• **Data excerpt**:
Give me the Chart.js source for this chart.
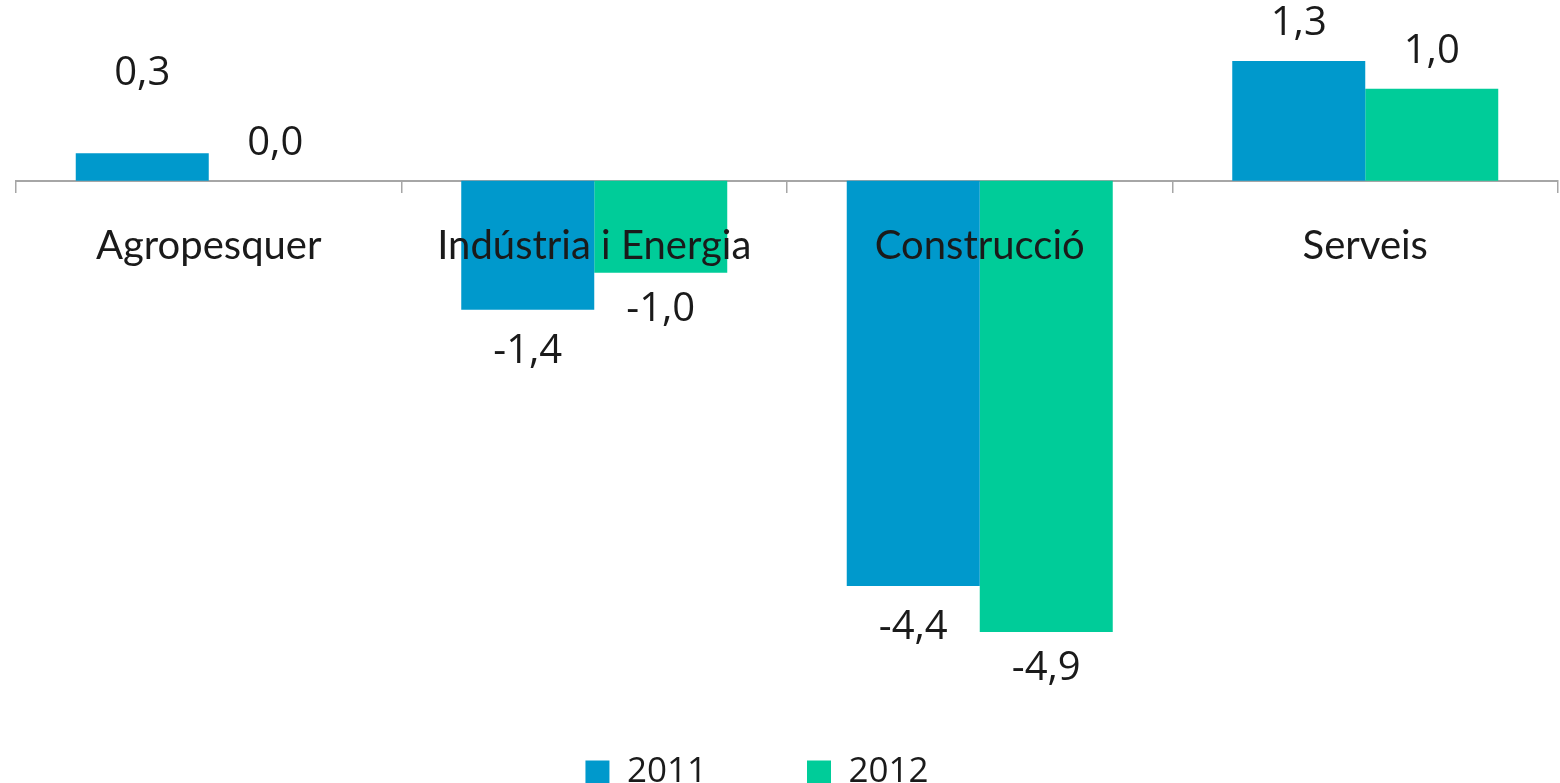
<!DOCTYPE html>
<html>
<head>
<meta charset="utf-8">
<script src="https://cdn.jsdelivr.net/npm/chart.js@4/dist/chart.umd.min.js"></script>
<style>
  html, body { margin: 0; padding: 0; background: #fff; overflow: hidden; }
  #wrap { position: relative; width: 1560px; height: 800px; }
</style>
</head>
<body>
<div id="wrap"><canvas id="chart"></canvas></div>
<script>
// dades
const sectors = ['Agropesquer', 'Indústria i Energia', 'Construcció', 'Serveis'];
const anys = ['2011', '2012'];
const valors2011 = [0.3, -1.4, -4.4, 1.3];
const valors2012 = [0.0, -1.0, -4.9, 1.0];

const colors = ['#0099CC', '#00CC99'];

// etiquetes de valor (format català, coma decimal)
const valueLabels = {
  id: 'valueLabels',
  afterDatasetsDraw(chart, args, opts) {
    const ctx = chart.ctx;
    ctx.save();
    ctx.font = opts.font;
    ctx.fillStyle = '#1a1a1a';
    ctx.textAlign = 'center';
    ctx.textBaseline = 'middle';
    chart.data.datasets.forEach((ds, i) => {
      const meta = chart.getDatasetMeta(i);
      meta.data.forEach((bar, j) => {
        const v = ds.data[j];
        const nudge = (opts.nudge[i + '-' + j] || 0);
        const y = v >= 0 ? bar.y - opts.above + nudge : bar.y + opts.below[i] + nudge;
        ctx.fillText(v.toFixed(1).replace('.', ','), bar.x, y);
      });
    });
    ctx.restore();
  }
};

// la llegenda de l'original no està centrada del tot
const legendShift = {
  id: 'legendShift',
  afterLayout(chart, args, opts) {
    if (!chart.legend) return;
    chart.legend.left += opts.dx;
    chart.legend.right += opts.dx;
  }
};

new Chart(document.getElementById('chart'), {
  type: 'bar',
  data: {
    labels: sectors,
    datasets: [
      { label: anys[0], data: valors2011, backgroundColor: colors[0] },
      { label: anys[1], data: valors2012, backgroundColor: colors[1] }
    ]
  },
  options: {
    responsive: true,
    maintainAspectRatio: false,
    animation: false,
    layout: { padding: { left: 16, right: 2, top: 0, bottom: 0 } },
    datasets: {
      bar: { categoryPercentage: 0.69, barPercentage: 1.0 }
    },
    scales: {
      x: {
        position: { y: 0 },
        grid: {
          drawOnChartArea: false,
          drawTicks: true,
          tickLength: 11,
          color: '#a6a6a6',
          lineWidth: 1.5
        },
        border: { display: true, color: '#a6a6a6', width: 2 },
        ticks: {
          z: 1,
          color: '#1a1a1a',
          padding: 30,
          autoSkip: false,
          maxRotation: 0,
          font: { family: 'Lato', size: 40 }
        }
      },
      y: {
        display: false,
        min: -5.15,
        max: 1.963
      }
    },
    plugins: {
      legend: {
        position: 'bottom',
        labels: {
          color: '#1a1a1a',
          boxWidth: 24,
          boxHeight: 24,
          padding: 100,
          font: { family: 'Open Sans', size: 35 }
        }
      },
      legendShift: { dx: -30 },
      tooltip: { enabled: false },
      valueLabels: {
        font: '40px "Open Sans"',
        above: 37,
        below: [42, 37],
        nudge: { '0-0': -43 }
      }
    }
  },
  plugins: [valueLabels, legendShift]
});
</script>
</body>
</html>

• **Description of the task**: Repeat the listing above exactly, with no pictures.

• **Response for this exercise**:
Give me the Chart.js source for this chart.
<!DOCTYPE html>
<html>
<head>
<meta charset="utf-8">
<script src="https://cdn.jsdelivr.net/npm/chart.js@4/dist/chart.umd.min.js"></script>
<style>
  html, body { margin: 0; padding: 0; background: #fff; overflow: hidden; }
  #wrap { position: relative; width: 1560px; height: 800px; }
</style>
</head>
<body>
<div id="wrap"><canvas id="chart"></canvas></div>
<script>
// dades
const sectors = ['Agropesquer', 'Indústria i Energia', 'Construcció', 'Serveis'];
const anys = ['2011', '2012'];
const valors2011 = [0.3, -1.4, -4.4, 1.3];
const valors2012 = [0.0, -1.0, -4.9, 1.0];

const colors = ['#0099CC', '#00CC99'];

// etiquetes de valor (format català, coma decimal)
const valueLabels = {
  id: 'valueLabels',
  afterDatasetsDraw(chart, args, opts) {
    const ctx = chart.ctx;
    ctx.save();
    ctx.font = opts.font;
    ctx.fillStyle = '#1a1a1a';
    ctx.textAlign = 'center';
    ctx.textBaseline = 'middle';
    chart.data.datasets.forEach((ds, i) => {
      const meta = chart.getDatasetMeta(i);
      meta.data.forEach((bar, j) => {
        const v = ds.data[j];
        const nudge = (opts.nudge[i + '-' + j] || 0);
        const y = v >= 0 ? bar.y - opts.above + nudge : bar.y + opts.below[i] + nudge;
        ctx.fillText(v.toFixed(1).replace('.', ','), bar.x, y);
      });
    });
    ctx.restore();
  }
};

// la llegenda de l'original no està centrada del tot
const legendShift = {
  id: 'legendShift',
  afterLayout(chart, args, opts) {
    if (!chart.legend) return;
    chart.legend.left += opts.dx;
    chart.legend.right += opts.dx;
  }
};

new Chart(document.getElementById('chart'), {
  type: 'bar',
  data: {
    labels: sectors,
    datasets: [
      { label: anys[0], data: valors2011, backgroundColor: colors[0] },
      { label: anys[1], data: valors2012, backgroundColor: colors[1] }
    ]
  },
  options: {
    responsive: true,
    maintainAspectRatio: false,
    animation: false,
    layout: { padding: { left: 16, right: 2, top: 0, bottom: 0 } },
    datasets: {
      bar: { categoryPercentage: 0.69, barPercentage: 1.0 }
    },
    scales: {
      x: {
        position: { y: 0 },
        grid: {
          drawOnChartArea: false,
          drawTicks: true,
          tickLength: 11,
          color: '#a6a6a6',
          lineWidth: 1.5
        },
        border: { display: true, color: '#a6a6a6', width: 2 },
        ticks: {
          z: 1,
          color: '#1a1a1a',
          padding: 30,
          autoSkip: false,
          maxRotation: 0,
          font: { family: 'Lato', size: 40 }
        }
      },
      y: {
        display: false,
        min: -5.15,
        max: 1.963
      }
    },
    plugins: {
      legend: {
        position: 'bottom',
        labels: {
          color: '#1a1a1a',
          boxWidth: 24,
          boxHeight: 24,
          padding: 100,
          font: { family: 'Open Sans', size: 35 }
        }
      },
      legendShift: { dx: -30 },
      tooltip: { enabled: false },
      valueLabels: {
        font: '40px "Open Sans"',
        above: 37,
        below: [42, 37],
        nudge: { '0-0': -43 }
      }
    }
  },
  plugins: [valueLabels, legendShift]
});
</script>
</body>
</html>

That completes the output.